The academically ineligible students represented approximately 2.5 percent of those involved in fall activities.
Of the nine football players, seven had GPAs between 1.7 and 1.9, while two were below 1.0 (or D). The drama student had a 1.8 GPA.
After the Dec. 6 progress report, which comes midway through the second quarter, six students are ineligible to participate in winter activities, according to Principal Stephen Murphy.
The new requirement was proposed this past spring by Superintendent Van Riley, who said at that time, "What we're all about is academic success and athletics second. I think it's important to raise our standards."
The previous standard was that of the Connecticut Interscholastic Athletic Conference, which allows students to participate in sports with a 0.6 GPA. "A 0.6 is not what we want," Riley said when proposing the change.

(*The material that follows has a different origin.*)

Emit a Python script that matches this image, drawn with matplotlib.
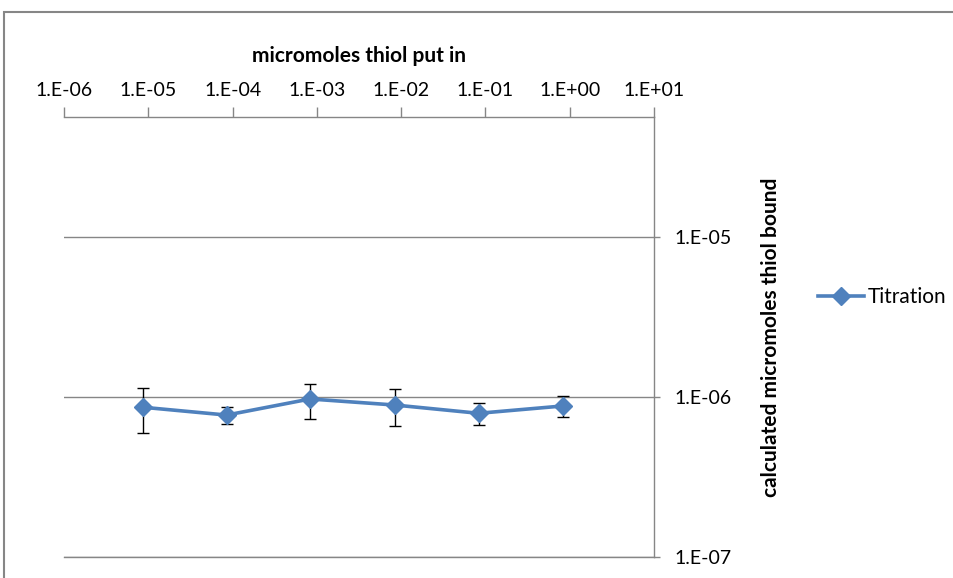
import numpy as np
import matplotlib.pyplot as plt
from matplotlib.ticker import FixedLocator, FuncFormatter, NullLocator
from matplotlib.patches import Rectangle

# data
thiol_in = [8.6e-6, 8.5e-5, 8.3e-4, 8.4e-3, 8.3e-2, 0.83]
thiol_bound = [8.63e-7, 7.71e-7, 9.72e-7, 8.91e-7, 7.91e-7, 8.79e-7]
thiol_err = [2.7e-7, 0.95e-7, 2.4e-7, 2.3e-7, 1.2e-7, 1.3e-7]
x_ticks = [1e-6, 1e-5, 1e-4, 1e-3, 1e-2, 1e-1, 1e0, 1e1]
y_ticks = [1e-7, 1e-6, 1e-5]

plt.rcParams['font.family'] = ['Lato', 'DejaVu Sans']
grey = '#868686'
blue = '#4F81BD'


def excel_sci(v, pos):
    e = int(round(np.log10(v)))
    return '1.E%s%02d' % ('-' if e < 0 else '+', abs(e))


fig = plt.figure(figsize=(9.54, 5.78), dpi=100)
fig.patches.append(Rectangle((4 / 954, -0.1), 1.1, 1 - 12 / 578 + 0.1,
                             transform=fig.transFigure, fill=False,
                             edgecolor=grey, linewidth=1.5))

ax = fig.add_axes([64 / 954, 1 - 557 / 578, (654 - 64) / 954, (557 - 117) / 578])
ax.errorbar(thiol_in, thiol_bound, yerr=thiol_err, fmt='none', ecolor='black',
            elinewidth=1, capsize=4, capthick=1, zorder=3)
ax.plot(thiol_in, thiol_bound, color=blue, linewidth=2.6, marker='D',
        markersize=9, label='Titration', zorder=4)

ax.set_xscale('log')
ax.set_yscale('log')
ax.set_xlim(1e-6, 1e1)
ax.set_ylim(1e-7, 10 ** -4.25)

ax.xaxis.set_major_locator(FixedLocator(x_ticks))
ax.xaxis.set_minor_locator(NullLocator())
ax.yaxis.set_major_locator(FixedLocator(y_ticks))
ax.yaxis.set_minor_locator(NullLocator())
ax.xaxis.set_major_formatter(FuncFormatter(excel_sci))
ax.yaxis.set_major_formatter(FuncFormatter(excel_sci))

ax.xaxis.tick_top()
ax.xaxis.set_label_position('top')
ax.yaxis.tick_right()
ax.yaxis.set_label_position('right')
ax.tick_params(axis='x', direction='out', length=7, width=1, color=grey,
               labelsize=14, pad=6)
ax.tick_params(axis='y', direction='out', length=4.5, width=1, color=grey,
               labelsize=14, pad=10)

ax.spines['left'].set_visible(False)
for side in ['top', 'right', 'bottom']:
    ax.spines[side].set_color(grey)
    ax.spines[side].set_linewidth(1)

ax.grid(axis='y', color=grey, linewidth=1)
ax.set_axisbelow(True)

ax.set_xlabel('micromoles thiol put in', fontsize=15, fontweight='bold', labelpad=14)
ax.set_ylabel('calculated micromoles thiol bound', fontsize=15, fontweight='bold',
              labelpad=21)

fig.legend(loc='center left', bbox_to_anchor=(810 / 954, 1 - 297 / 578),
           frameon=False, fontsize=15, handlelength=2.2, handletextpad=0.15,
           borderaxespad=0)

fig.savefig('out.png', dpi=100)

Murphy said the new rule, which took effect this fall, was well explained to both students and parents at the beginning of the school year.
Ineligible students are not necessarily banned for the entire quarter. If they are able to bring up their grades when the five-week progress report is issued, they can be reinstated. Their progress is reviewed at both the end of the marking period and the progress report.
"I think it's working really well. We really haven't had any pushback on it," said Murphy, adding that it's making students more accountable for their performance.
According to the report from Murphy and Assistant Principal Mark Friese, "coaches may institute their own rules, guidelines and expectations relative to academics and playing time with the approval of the principal or his/her designee."
They said teachers and coaches "routinely talk about this requirement and stress the resources available to students to improve their grades."
These include extra help from teachers after school and during office hours, during the extended lunch period known as X-Block, and with peer tutoring.
They said that when they discussed the requirement recently with student athletes, the "vast majority" supported the 2.0 requirement and some "even expressed a desire to raise the limit."